American Charities for Palestine
- Founded: Washington, DC (2007)
- Type: Non-profit, 501 (c) 3
- Services: Enabling safe giving for health care and education in Palestine.
- Website: http://www.americaforpalestine.org/

= American Charities for Palestine =

Charity based in Washington, DC, US

American Charities for Palestine (ACP) is a charitable 501 (c) (3) nonprofit organization based in Washington, D.C. that supports the development of Palestine's education and health sectors.

==History==
American Charities for Palestine was established in June 2007. In August 2008, American Charities for Palestine signed a Memorandum of Understanding with the United States Agency for International Development (USAID) ensuring that all recipients of American Charities for Palestine donations in Palestine are fully vetted and approved by USAID. This is the first such agreement between USAID and any private organization, and it was described by USAID Administrator Henrietta Fore as a “historic step.”

===Previous projects===

Since signing its partnership agreement with USAID, American Charities for Palestine spearheaded three charitable initiatives worth more than $600,000, which benefited Palestinians in the West Bank.

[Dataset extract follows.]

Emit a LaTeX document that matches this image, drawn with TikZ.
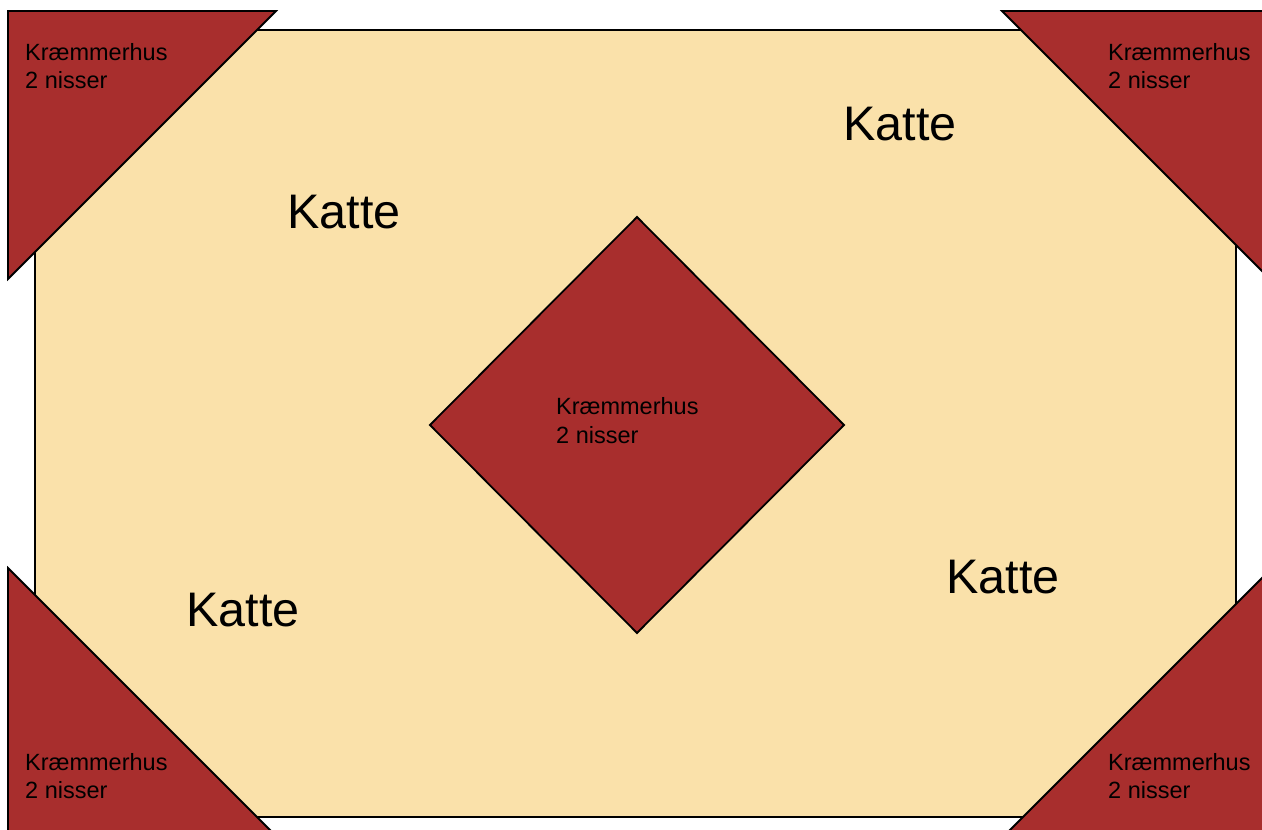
\documentclass[tikz,border=0pt]{standalone}
\usepackage{fontspec}
\setmainfont{Liberation Sans}
\definecolor{cream}{RGB}{250,225,170}
\definecolor{brick}{RGB}{168,46,45}
\tikzset{
  shapeline/.style={draw=black, line width=1.8pt, line join=miter},
  small/.style={anchor=base west, inner sep=0pt, font=\fontsize{23.5}{28}\selectfont},
  big/.style={anchor=base west, inner sep=0pt, font=\fontsize{48.5}{56}\selectfont},
}
\begin{document}
\begin{tikzpicture}[x=1pt,y=-1pt]
\clip (0,0) rectangle (1262,830);
\fill[white] (0,0) rectangle (1262,830);
% background field
\path[shapeline, fill=cream] (35,30) rectangle (1236,817);
% corner triangles
\path[shapeline, fill=brick] (8,11) -- (276,11) -- (8,279) -- cycle;
\path[shapeline, fill=brick] (1002,11) -- (1272,11) -- (1272,281) -- cycle;
\path[shapeline, fill=brick] (8,568) -- (278,838) -- (8,838) -- cycle;
\path[shapeline, fill=brick] (1270,570) -- (1270,838) -- (1002,838) -- cycle;
% center diamond
\path[shapeline, fill=brick] (637,217) -- (844,425) -- (637,633) -- (430,425) -- cycle;
% small labels
\node[small] (tla) at (25,60) {Kræmmerhus};
\node[small] (tlb) at (25,88) {2 nisser};
\node[small] (tra) at (1108,60) {Kræmmerhus};
\node[small] (trb) at (1108,88) {2 nisser};
\node[small] (bla) at (25,770) {Kræmmerhus};
\node[small] (blb) at (25,798) {2 nisser};
\node[small] (bra) at (1108,770) {Kræmmerhus};
\node[small] (brb) at (1108,798) {2 nisser};
\node[small] (ca) at (556,414) {Kræmmerhus};
\node[small] (cb) at (556,443) {2 nisser};
% big labels
\node[big] (k1) at (287,228) {Katte};
\node[big] (k2) at (843,140) {Katte};
\node[big] (k3) at (186,626) {Katte};
\node[big] (k4) at (946,593) {Katte};
\end{tikzpicture}
\end{document}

In 2008, American Charities for Palestine, the Palestinian Ministry of Education, and USAID distributed 1,000 laptop computers that were donated by One Laptop per Child. The laptops were delivered to schools managed by the Palestinian National Authority (PA), United Nations Relief and Works Agency for Palestine Refugees in the Near East (UNRWA), and the private sector.

In 2009, American Charities for Palestine presented the Spafford Children’s Center with a contribution of $5,000 for the well-being of the children of Jerusalem.

Also in 2009, American Charities for Palestine partnered with CHF International and the Sheikh Mohammed Shami Foundation to initiate a $300,000 development project in the West Bank village of Beit Ur Al-Tahta, installing streetlights along all village roads and making structural improvements to the main road and that leading to the new girls’ high school already donated by the Shami Foundation.